Even so, our verdict is clear. For heavy tech travel, this is one of the most useful adapters in its class. For light travel, it is unnecessary. If you judge it as a tiny universal adapter, it feels oversized. If you judge it as a compact international charging station that can replace several separate chargers, it becomes much easier to appreciate.
That is exactly how we would frame it: not the best adapter for everyone, but a genuinely smart one for the people it was built for.

Helpful FAQ
Is the TESSAN Voyager 205 a voltage converter?
No. It is a travel adapter for 100–250V devices, not a voltage converter. Dual-voltage electronics are fine, but single-voltage appliances need extra caution.
How many devices can it charge at once?
It supports up to 8 devices at the same time through one AC outlet, six USB-C ports, and one USB-A port.
Can it charge a laptop properly?
Yes.
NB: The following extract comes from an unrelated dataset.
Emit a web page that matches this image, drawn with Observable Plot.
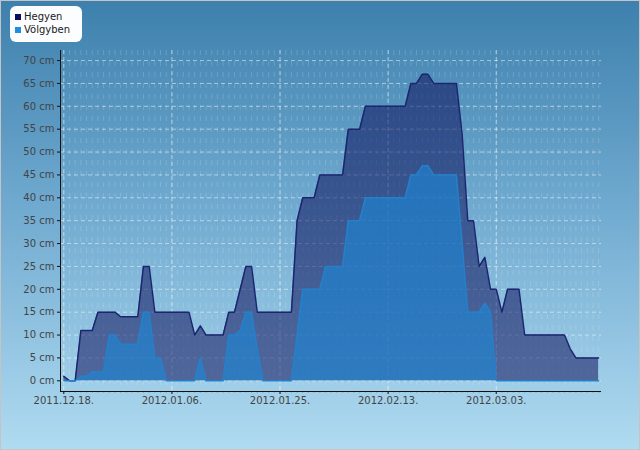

It is absolutely capable of handling laptops, and that is one of the main reasons to consider it over a basic travel adapter.
Can it charge two laptops at once?
It can support that kind of setup, but not every connected laptop will get the same maximum charging speed at the same time. Think practical multi-device support, not unlimited full-speed output on every port simultaneously.
Does it get hot?
It can get warm under heavier loads, which is normal for a high-output GaN charger, but it did not strike us as unusually hot or worrying.
Is it too bulky for travel?
That depends on how much gear you normally carry. Compared with a basic adapter, yes, it is noticeably bulkier. Compared with carrying multiple chargers plus an adapter, the tradeoff makes more sense.
Is it worth the money?
For light travelers, probably not. For travelers carrying a laptop and several USB-powered devices, we think the consolidation alone gives it a strong value argument.
Who is it really for?
People traveling with a real tech loadout. That includes remote workers, creators, business travelers, couples, and families who want one charging hub instead of a bag full of separate bricks.